07/06/2026
From many students, we often receive one common question: “Why is the course price like this?” This is a very natural and valid question. Many students are new to the VLSI and Physical Design field, so they may not clearly understand what actually goes inside a professional-level training program. They may only compare the course fee with other general coaching programs, but Physical Design training is not just about attending a few lectures. It requires expensive EDA tools, proper lab access, industry-standard project flow, continuous mentor support, real debugging experience, and structured practice from basic design to higher gate-count design.
I do not want to comment on what other institutes or coaching centers are offering. Everyone has their own structure. But from our side, I want to clearly explain what we are providing, why it matters, and how this course is designed to make a student practically confident and industry-ready.
The first and most important point is tool access. In our training, each student gets 4 months of VNC support with Cadence tool access. I want to repeat this point very clearly: each student can individually use the tool. That means if 20 students are enrolled in one course, we provide 20 individual tool access environments so that every student can work independently. Students do not need to wait for someone else to finish. They do not need to share one tool window with many people.

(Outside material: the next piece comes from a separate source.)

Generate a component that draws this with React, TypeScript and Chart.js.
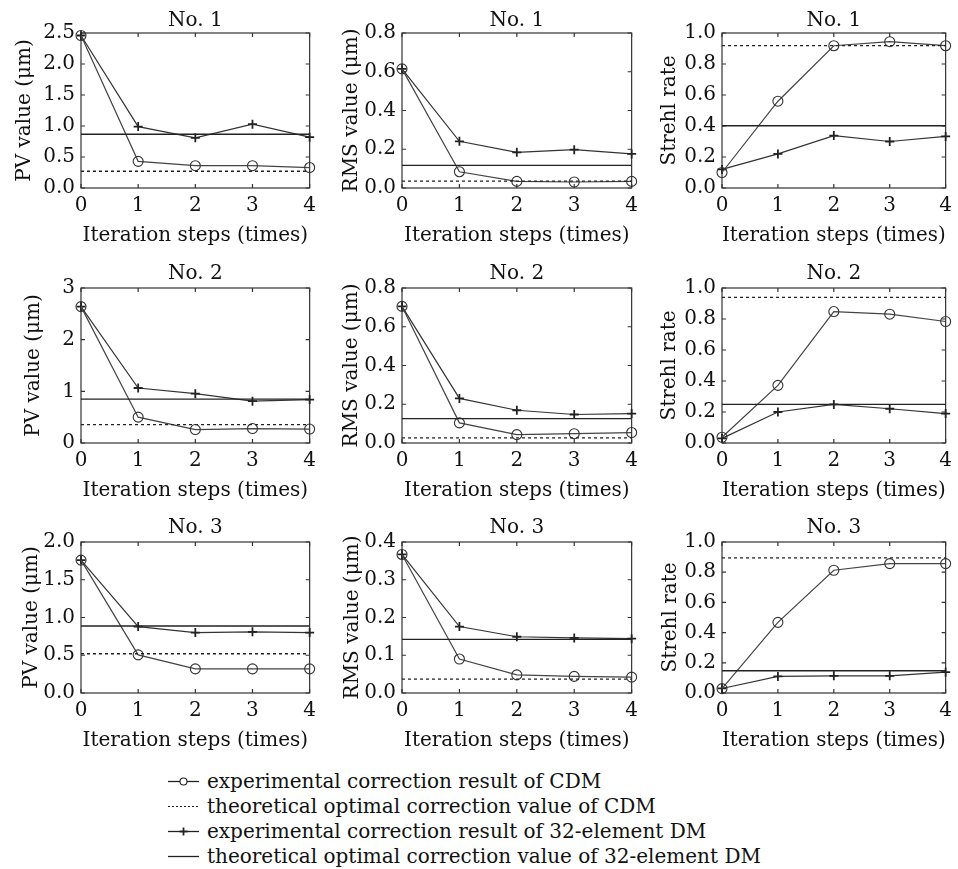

They do not need to depend on another student’s timing. Each student gets their own environment where they can run RTL-to-GDSII flow, practice commands, debug errors, modify scripts, and build confidence by doing the work themselves.
This is extremely important because Physical Design cannot be learned only by watching videos or slides. A student must run the tool personally. They must see errors, fix path issues, change TCL scripts, understand reports, analyze timing, check congestion, fix violations, and rerun the flow many times. Without individual tool access, a student may understand theory, but they will not become confident enough to work independently.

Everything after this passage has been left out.